Yo los he encontrado a una horita de Madrid pero no se lo digáis a nadie.
Lo prometido es deuda, Irre.
Rosa trabaja de manceba en una recóndita farmacia de barrio, siempre entre barrotes, temerosa de la llegada de algún delincuente con ganas de tomar drogas de las que necesitan receta. Ella, de aspecto, es poca cosa. Apenas 30 años y 50 kilos, morena y con aspecto mojigato. Cuando cierra a mediodía la farmacia sube a su casa y come con sus ancianos padres y descansa un rato en el sofá. A las cuatro tiene que ir, como todos los días, a recoger a su hermano que viene en el autobús de ruta desde el colegio “especial”.
Siempre la veo a las cuatro menos cinco, haga sol, llueva, haga viento o no haga. Nunca falla a su cita. Él baja del bus con ayuda de la auxiliar y Rosa lo sienta en la silla de ruedas, le de un beso y juntos van por la calle abajo ambos con la mirada perdida.

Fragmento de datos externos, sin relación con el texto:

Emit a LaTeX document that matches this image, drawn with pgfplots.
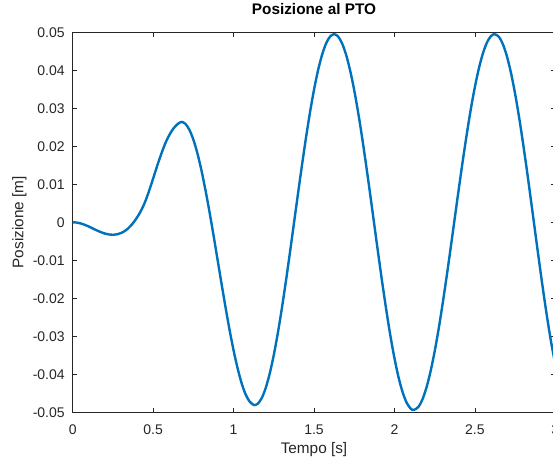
\documentclass[border=0pt]{standalone}
\usepackage{pgfplots}
\pgfplotsset{compat=1.18}
\usepackage{fontspec}
\setmainfont{Liberation Sans}
\definecolor{mlblue}{RGB}{0,114,189}
\definecolor{axgray}{RGB}{38,38,38}

\pgfplotstableread{
t y
0 0
0.025 -0.00008
0.05 -0.00031
0.075 -0.00067
0.1 -0.00112
0.125 -0.00163
0.15 -0.00214
0.175 -0.00260
0.2 -0.00297
0.225 -0.00321
0.25 -0.00330
0.275 -0.00318
0.3 -0.00285
0.325 -0.00228
0.35 -0.00140
0.375 -0.00022
0.4 0.00125
0.425 0.00305
0.45 0.00535
0.475 0.00825
0.5 0.01150
0.525 0.01480
0.55 0.01790
0.575 0.02070
0.6 0.02290
0.625 0.02460
0.65 0.02575
0.675 0.02640
0.7 0.02593
0.725 0.02437
0.75 0.02177
0.775 0.01819
0.8 0.01375
0.825 0.00856
0.85 0.00284
0.875 -0.00331
0.9 -0.00969
0.925 -0.01610
0.95 -0.02235
0.975 -0.02829
1.0 -0.03369
1.025 -0.03839
1.05 -0.04233
1.075 -0.04530
1.1 -0.04720
1.125 -0.04806
1.132 -0.04810
1.15 -0.04778
1.175 -0.04628
1.2 -0.04359
1.225 -0.03978
1.25 -0.03494
1.275 -0.02921
1.3 -0.02271
1.325 -0.01561
1.35 -0.00812
1.375 -0.00039
1.4 0.00737
1.425 0.01495
1.45 0.02219
1.475 0.02888
1.5 0.03486
1.525 0.03996
1.55 0.04404
1.575 0.04705
1.6 0.04887
1.625 0.04950
1.65 0.04888
1.675 0.04703
1.7 0.04400
1.725 0.03987
1.75 0.03474
1.775 0.02874
1.8 0.02201
1.825 0.01473
1.85 0.00709
1.875 -0.00074
1.9 -0.00854
1.925 -0.01612
1.95 -0.02329
1.975 -0.02993
2.0 -0.03574
2.025 -0.04073
2.05 -0.04462
2.075 -0.04741
2.1 -0.04900
2.12 -0.04940
2.15 -0.04853
2.175 -0.04651
2.2 -0.04335
2.225 -0.03914
2.25 -0.03398
2.275 -0.02800
2.3 -0.02129
2.325 -0.01411
2.35 -0.00658
2.375 0.00113
2.4 0.00880
2.425 0.01626
2.45 0.02332
2.475 0.02986
2.5 0.03560
2.525 0.04053
2.55 0.04445
2.575 0.04731
2.6 0.04899
2.623 0.04950
2.65 0.04875
2.675 0.04675
2.7 0.04353
2.725 0.03918
2.75 0.03380
2.775 0.02756
2.8 0.02058
2.825 0.01314
2.85 0.00530
2.875 -0.00266
2.9 -0.01055
2.925 -0.01819
2.95 -0.02533
2.975 -0.03185
3.0 -0.03748
}\pto

\begin{document}
\begin{tikzpicture}
\begin{axis}[
    scale only axis,
    width=362pt, height=285pt,
    at={(0,0)}, anchor=south west,
    xmin=0, xmax=3, ymin=-0.05, ymax=0.05,
    axis line style={axgray, line width=0.5pt},
    every tick/.style={axgray, line width=0.5pt},
    tick align=inside,
    major tick length=3.5pt,
    xtick={0,0.5,1,1.5,2,2.5,3},
    xticklabels={0,0.5,1,1.5,2,2.5,3},
    ytick={-0.05,-0.04,-0.03,-0.02,-0.01,0,0.01,0.02,0.03,0.04,0.05},
    yticklabels={-0.05,-0.04,-0.03,-0.02,-0.01,0,0.01,0.02,0.03,0.04,0.05},
    scaled ticks=false,
    ticklabel style={font=\fontsize{10.5}{12}\selectfont, text=axgray, inner sep=0pt},
    xticklabel style={anchor=north, yshift=-9pt},
    yticklabel style={anchor=east, xshift=-5.8pt},
    title={Posizione al PTO},
    title style={at={(axis description cs:0.5,1)}, anchor=base, yshift=7pt,
        font=\fontsize{11.5}{13}\selectfont\bfseries, text=black, inner sep=0pt},
    xlabel={Tempo [s]},
    xlabel style={at={(axis description cs:0.5,0)}, anchor=base, yshift=-31.3pt,
        font=\fontsize{11.5}{13}\selectfont, text=axgray, inner sep=0pt},
    ylabel={Posizione [m]},
    ylabel style={at={([xshift=-37pt]axis description cs:0,0.5)}, anchor=base, rotate=0,
        font=\fontsize{11.5}{13}\selectfont, text=axgray, inner sep=0pt},
]
\addplot[mlblue, line width=1.8pt, smooth] table[x=t, y=y] {\pto};
\end{axis}
\pgfresetboundingbox
\useasboundingbox (-54.5pt,-35pt) rectangle (360.25pt,309.2pt);
\end{tikzpicture}
\end{document}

Esta escena la he visto cientos de veces a lo largo de estos años pero hace unos días fue distinta. El viento arreciaba fuerte y yo llegaba justo cuando él baja del autobús. Rosa empujó con fuerza la silla de ruedas y los dos salieron despedidos calle abajo. Yo me asusté hasta que ví como los dos, por primera vez desde que los conozco, reían sin poder parar tirados y abrazados en el suelo.
No sé expresar exactamente lo que sentí pero sí supe reconocer lo que es el amor fraternal, la entrega y el sacrificio incondicional.